_INSTRUCTION:_
Output the entries below exactly as written, omitting pictures.
______________________________
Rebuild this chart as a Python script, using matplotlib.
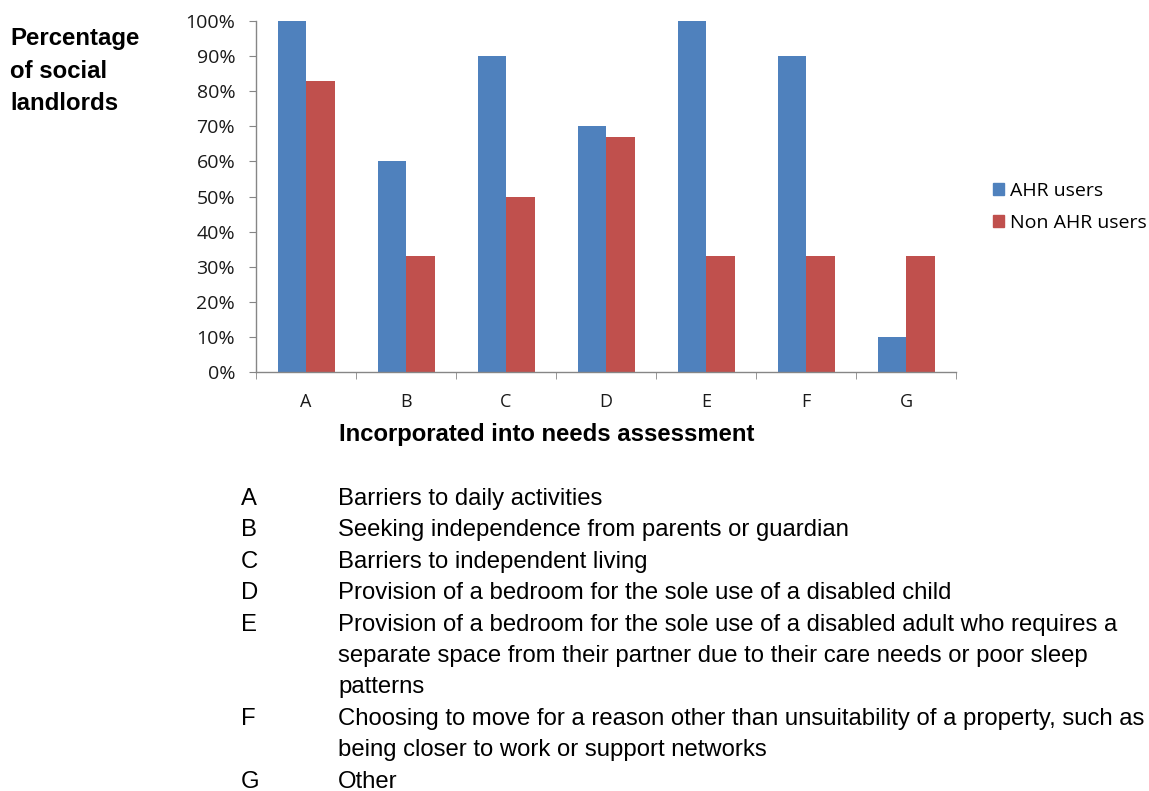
import matplotlib
matplotlib.use("Agg")
import matplotlib.pyplot as plt
import numpy as np
from matplotlib.ticker import FixedLocator, PercentFormatter
from matplotlib.patches import Rectangle

categories = ["A", "B", "C", "D", "E", "F", "G"]
ahr_users = [100, 60, 90, 70, 100, 90, 10]
non_ahr_users = [83, 33, 50, 67, 33, 33, 33]
series_names = ["AHR users", "Non AHR users"]
descriptions = [
    ("A", "Barriers to daily activities"),
    ("B", "Seeking independence from parents or guardian"),
    ("C", "Barriers to independent living"),
    ("D", "Provision of a bedroom for the sole use of a disabled child"),
    ("E", "Provision of a bedroom for the sole use of a disabled adult who requires a\nseparate space from their partner due to their care needs or poor sleep\npatterns"),
    ("F", "Choosing to move for a reason other than unsuitability of a property, such as\nbeing closer to work or support networks"),
    ("G", "Other"),
]
y_title_lines = ["Percentage", "of social", "landlords"]
x_title = "Incorporated into needs assessment"

W, H = 1149, 791
fig = plt.figure(figsize=(W / 100, H / 100), dpi=100)
ax = fig.add_axes([256 / W, (H - 372) / H, 700 / W, 351 / H])

blue = "#4F81BD"
red = "#C0504D"
x = np.arange(len(categories))
bw = 0.285
ax.bar(x - bw / 2, ahr_users, width=bw, color=blue, label=series_names[0])
ax.bar(x + bw / 2, non_ahr_users, width=bw, color=red, label=series_names[1])

ax.set_xlim(-0.5, len(categories) - 0.5)
ax.set_ylim(0, 100)
ax.set_yticks(np.arange(0, 101, 10))
ax.yaxis.set_major_formatter(PercentFormatter(decimals=0))
ax.set_xticks(x)
ax.set_xticklabels(categories)
ax.xaxis.set_minor_locator(FixedLocator(np.arange(-0.5, len(categories), 1)))

tick_font = "Open Sans"
axis_gray = "#868686"
for s in ["top", "right"]:
    ax.spines[s].set_visible(False)
for s in ["left", "bottom"]:
    ax.spines[s].set_color(axis_gray)
    ax.spines[s].set_linewidth(1.0)
ax.tick_params(axis="y", which="major", direction="out", length=5, color=axis_gray,
               labelsize=14, labelcolor="#1a1a1a", pad=10)
ax.tick_params(axis="x", which="major", length=0, labelsize=13, labelcolor="#1a1a1a", pad=15)
ax.tick_params(axis="x", which="minor", direction="out", length=5, color=axis_gray)
for lbl in ax.get_yticklabels() + ax.get_xticklabels():
    lbl.set_fontfamily(tick_font)

# Legend
fig.legend(handles=[Rectangle((0, 0), 1, 1, color=blue), Rectangle((0, 0), 1, 1, color=red)],
           labels=series_names, loc="upper left", bbox_to_anchor=(993 / W, 1 - 182 / H),
           frameon=False, prop={"family": tick_font, "size": 14},
           handlelength=0.57, handleheight=0.57, handletextpad=0.3, labelspacing=0.7,
           borderpad=0, borderaxespad=0)

# Y axis title
for i, line in enumerate(y_title_lines):
    fig.text(10 / W, 1 - (45 + i * 32.5) / H, line, ha="left", va="baseline",
             fontsize=17.3, fontweight="bold", family="Liberation Sans")

# X axis title
fig.text(547 / W, 1 - 441 / H, x_title, ha="center", va="baseline",
         fontsize=17.2, fontweight="bold", family="Liberation Sans")

# Description list
y = 505
step = 31.4
for letter, desc in descriptions:
    fig.text(241 / W, 1 - y / H, letter, ha="left", va="baseline", fontsize=17.2,
             family="Liberation Sans")
    lines = desc.split("\n")
    for i, line in enumerate(lines):
        fig.text(338 / W, 1 - (y + i * step) / H, line, ha="left", va="baseline", fontsize=17.2,
                 family="Liberation Sans")
    y += step * len(lines)

fig.savefig("out.png", dpi=100)
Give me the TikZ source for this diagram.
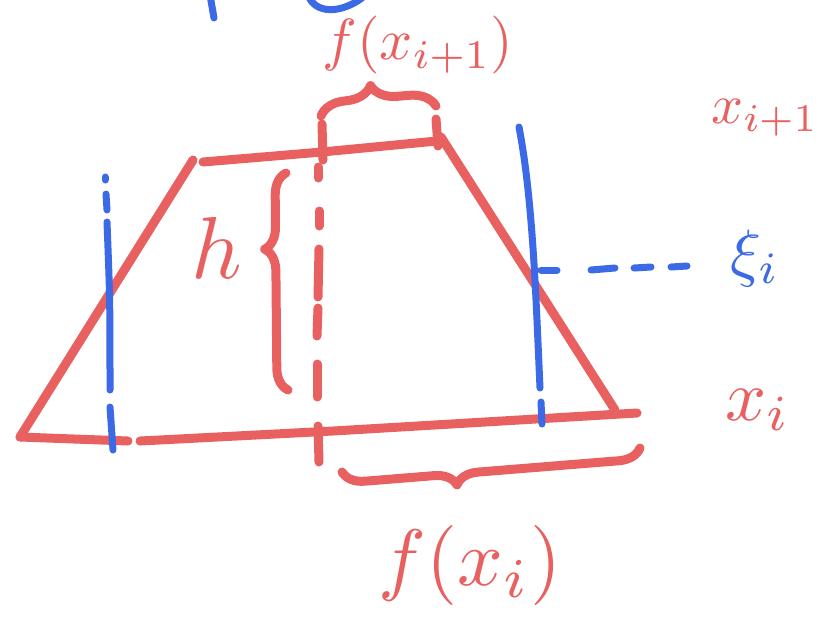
\documentclass[tikz,border=0pt]{standalone}
\usepackage{graphicx}
\usetikzlibrary{decorations.pathreplacing}
\definecolor{mred}{RGB}{232,96,96}
\definecolor{mblue}{RGB}{60,105,230}
\begin{document}
\begin{tikzpicture}[x=1pt,y=-1pt,
  redline/.style={draw=mred,line width=9pt,line cap=round,line join=round},
  blueline/.style={draw=mblue,line width=7pt,line cap=round,line join=round},
  redbrace/.style={redline,decorate},
  redtext/.style={text=mred,inner sep=0pt},
  bluetext/.style={text=mblue,inner sep=0pt}]
\useasboundingbox (0,0) rectangle (834,627);
% corners
\coordinate (BL) at (20,437);
\coordinate (TL) at (193,160);
\coordinate (TLs) at (203,162);
\coordinate (TM) at (322,152);
\coordinate (TR) at (437,141);
\coordinate (TRs) at (441,137);
\coordinate (BR) at (615,410);
\coordinate (BLe) at (128,441);
\coordinate (BMs) at (140,441);
\coordinate (BM) at (333,431);
\coordinate (BRe) at (637,413);
% trapezoid
\draw[redline] (BL) -- (TL);
\draw[redline] (TLs) -- (TM) -- (TR);
\draw[redline] (TRs) -- (BR);
\draw[redline] (BL) -- (BLe);
\draw[redline] (BMs) -- (BM) -- (BRe);
% ticks
\draw[redline] (322,124) -- (323,160);
\draw[redline] (436,119) -- (438,146);
\draw[redline] (318,426) -- (319,462);
% dash-dot middle line
\draw[redline] (318,167) -- (318,178);
\draw[redline] (319,211) -- (319,226);
\draw[redline] (319,249) -- (318,297);
\draw[redline] (318,308) -- (317,336);
\draw[redline] (317,364) -- (317,397);
% braces
\draw[redbrace,decoration={brace,amplitude=22pt,aspect=0.65}] (288,390) -- (286,173);
\draw[redbrace,decoration={brace,amplitude=26pt,aspect=0.45}] (321,116) -- (436,106);
\draw[redbrace,decoration={brace,amplitude=22pt,aspect=0.62}] (640,448) -- (342,472);
% blue left line
\draw[blueline] (105,177) -- (105,180);
\draw[blueline] (106,194) -- (107,210);
\draw[blueline] (107,222) .. controls (110,300) .. (110,390);
\draw[blueline] (110,407) -- (113,450);
% blue right line
\draw[blueline] (519,127) .. controls (533,200) and (536,300) .. (540,388);
\draw[blueline] (541,402) -- (542,424);
% blue dashes
\draw[blueline] (541,270) -- (557,270);
\draw[blueline] (591,270) -- (615,268);
\draw[blueline] (634,268) -- (651,267);
\draw[blueline] (671,267) -- (687,266);
% blue fragments at top
\draw[blueline] (210,-5) -- (214,18);
\draw[blueline] (308,-5) .. controls (315,14) and (340,14) .. (362,-2);
% labels
\node[redtext] (fxi1) at (418,45) {\scalebox{5.8}{$f(x_{i+1})$}};
\node[redtext] (xi1) at (765,118) {\scalebox{5.6}{$x_{i+1}$}};
\node[bluetext] (xii) at (755,258) {\scalebox{6.4}{$\xi_i$}};
\node[redtext] (xi) at (758,410) {\scalebox{7.2}{$x_i$}};
\node[redtext] (h) at (217,248) {\scalebox{8.8}{$h$}};
\node[redtext] (fxi) at (470,565) {\scalebox{8}{$f(x_i)$}};
\end{tikzpicture}
\end{document}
______________________________
_OUTPUT BELOW:_
Rebuild this chart as a Python script, using matplotlib.
import matplotlib
matplotlib.use("Agg")
import matplotlib.pyplot as plt
import numpy as np
from matplotlib.ticker import FixedLocator, PercentFormatter
from matplotlib.patches import Rectangle

categories = ["A", "B", "C", "D", "E", "F", "G"]
ahr_users = [100, 60, 90, 70, 100, 90, 10]
non_ahr_users = [83, 33, 50, 67, 33, 33, 33]
series_names = ["AHR users", "Non AHR users"]
descriptions = [
    ("A", "Barriers to daily activities"),
    ("B", "Seeking independence from parents or guardian"),
    ("C", "Barriers to independent living"),
    ("D", "Provision of a bedroom for the sole use of a disabled child"),
    ("E", "Provision of a bedroom for the sole use of a disabled adult who requires a\nseparate space from their partner due to their care needs or poor sleep\npatterns"),
    ("F", "Choosing to move for a reason other than unsuitability of a property, such as\nbeing closer to work or support networks"),
    ("G", "Other"),
]
y_title_lines = ["Percentage", "of social", "landlords"]
x_title = "Incorporated into needs assessment"

W, H = 1149, 791
fig = plt.figure(figsize=(W / 100, H / 100), dpi=100)
ax = fig.add_axes([256 / W, (H - 372) / H, 700 / W, 351 / H])

blue = "#4F81BD"
red = "#C0504D"
x = np.arange(len(categories))
bw = 0.285
ax.bar(x - bw / 2, ahr_users, width=bw, color=blue, label=series_names[0])
ax.bar(x + bw / 2, non_ahr_users, width=bw, color=red, label=series_names[1])

ax.set_xlim(-0.5, len(categories) - 0.5)
ax.set_ylim(0, 100)
ax.set_yticks(np.arange(0, 101, 10))
ax.yaxis.set_major_formatter(PercentFormatter(decimals=0))
ax.set_xticks(x)
ax.set_xticklabels(categories)
ax.xaxis.set_minor_locator(FixedLocator(np.arange(-0.5, len(categories), 1)))

tick_font = "Open Sans"
axis_gray = "#868686"
for s in ["top", "right"]:
    ax.spines[s].set_visible(False)
for s in ["left", "bottom"]:
    ax.spines[s].set_color(axis_gray)
    ax.spines[s].set_linewidth(1.0)
ax.tick_params(axis="y", which="major", direction="out", length=5, color=axis_gray,
               labelsize=14, labelcolor="#1a1a1a", pad=10)
ax.tick_params(axis="x", which="major", length=0, labelsize=13, labelcolor="#1a1a1a", pad=15)
ax.tick_params(axis="x", which="minor", direction="out", length=5, color=axis_gray)
for lbl in ax.get_yticklabels() + ax.get_xticklabels():
    lbl.set_fontfamily(tick_font)

# Legend
fig.legend(handles=[Rectangle((0, 0), 1, 1, color=blue), Rectangle((0, 0), 1, 1, color=red)],
           labels=series_names, loc="upper left", bbox_to_anchor=(993 / W, 1 - 182 / H),
           frameon=False, prop={"family": tick_font, "size": 14},
           handlelength=0.57, handleheight=0.57, handletextpad=0.3, labelspacing=0.7,
           borderpad=0, borderaxespad=0)

# Y axis title
for i, line in enumerate(y_title_lines):
    fig.text(10 / W, 1 - (45 + i * 32.5) / H, line, ha="left", va="baseline",
             fontsize=17.3, fontweight="bold", family="Liberation Sans")

# X axis title
fig.text(547 / W, 1 - 441 / H, x_title, ha="center", va="baseline",
         fontsize=17.2, fontweight="bold", family="Liberation Sans")

# Description list
y = 505
step = 31.4
for letter, desc in descriptions:
    fig.text(241 / W, 1 - y / H, letter, ha="left", va="baseline", fontsize=17.2,
             family="Liberation Sans")
    lines = desc.split("\n")
    for i, line in enumerate(lines):
        fig.text(338 / W, 1 - (y + i * step) / H, line, ha="left", va="baseline", fontsize=17.2,
                 family="Liberation Sans")
    y += step * len(lines)

fig.savefig("out.png", dpi=100)
Give me the TikZ source for this diagram.
\documentclass[tikz,border=0pt]{standalone}
\usepackage{graphicx}
\usetikzlibrary{decorations.pathreplacing}
\definecolor{mred}{RGB}{232,96,96}
\definecolor{mblue}{RGB}{60,105,230}
\begin{document}
\begin{tikzpicture}[x=1pt,y=-1pt,
  redline/.style={draw=mred,line width=9pt,line cap=round,line join=round},
  blueline/.style={draw=mblue,line width=7pt,line cap=round,line join=round},
  redbrace/.style={redline,decorate},
  redtext/.style={text=mred,inner sep=0pt},
  bluetext/.style={text=mblue,inner sep=0pt}]
\useasboundingbox (0,0) rectangle (834,627);
% corners
\coordinate (BL) at (20,437);
\coordinate (TL) at (193,160);
\coordinate (TLs) at (203,162);
\coordinate (TM) at (322,152);
\coordinate (TR) at (437,141);
\coordinate (TRs) at (441,137);
\coordinate (BR) at (615,410);
\coordinate (BLe) at (128,441);
\coordinate (BMs) at (140,441);
\coordinate (BM) at (333,431);
\coordinate (BRe) at (637,413);
% trapezoid
\draw[redline] (BL) -- (TL);
\draw[redline] (TLs) -- (TM) -- (TR);
\draw[redline] (TRs) -- (BR);
\draw[redline] (BL) -- (BLe);
\draw[redline] (BMs) -- (BM) -- (BRe);
% ticks
\draw[redline] (322,124) -- (323,160);
\draw[redline] (436,119) -- (438,146);
\draw[redline] (318,426) -- (319,462);
% dash-dot middle line
\draw[redline] (318,167) -- (318,178);
\draw[redline] (319,211) -- (319,226);
\draw[redline] (319,249) -- (318,297);
\draw[redline] (318,308) -- (317,336);
\draw[redline] (317,364) -- (317,397);
% braces
\draw[redbrace,decoration={brace,amplitude=22pt,aspect=0.65}] (288,390) -- (286,173);
\draw[redbrace,decoration={brace,amplitude=26pt,aspect=0.45}] (321,116) -- (436,106);
\draw[redbrace,decoration={brace,amplitude=22pt,aspect=0.62}] (640,448) -- (342,472);
% blue left line
\draw[blueline] (105,177) -- (105,180);
\draw[blueline] (106,194) -- (107,210);
\draw[blueline] (107,222) .. controls (110,300) .. (110,390);
\draw[blueline] (110,407) -- (113,450);
% blue right line
\draw[blueline] (519,127) .. controls (533,200) and (536,300) .. (540,388);
\draw[blueline] (541,402) -- (542,424);
% blue dashes
\draw[blueline] (541,270) -- (557,270);
\draw[blueline] (591,270) -- (615,268);
\draw[blueline] (634,268) -- (651,267);
\draw[blueline] (671,267) -- (687,266);
% blue fragments at top
\draw[blueline] (210,-5) -- (214,18);
\draw[blueline] (308,-5) .. controls (315,14) and (340,14) .. (362,-2);
% labels
\node[redtext] (fxi1) at (418,45) {\scalebox{5.8}{$f(x_{i+1})$}};
\node[redtext] (xi1) at (765,118) {\scalebox{5.6}{$x_{i+1}$}};
\node[bluetext] (xii) at (755,258) {\scalebox{6.4}{$\xi_i$}};
\node[redtext] (xi) at (758,410) {\scalebox{7.2}{$x_i$}};
\node[redtext] (h) at (217,248) {\scalebox{8.8}{$h$}};
\node[redtext] (fxi) at (470,565) {\scalebox{8}{$f(x_i)$}};
\end{tikzpicture}
\end{document}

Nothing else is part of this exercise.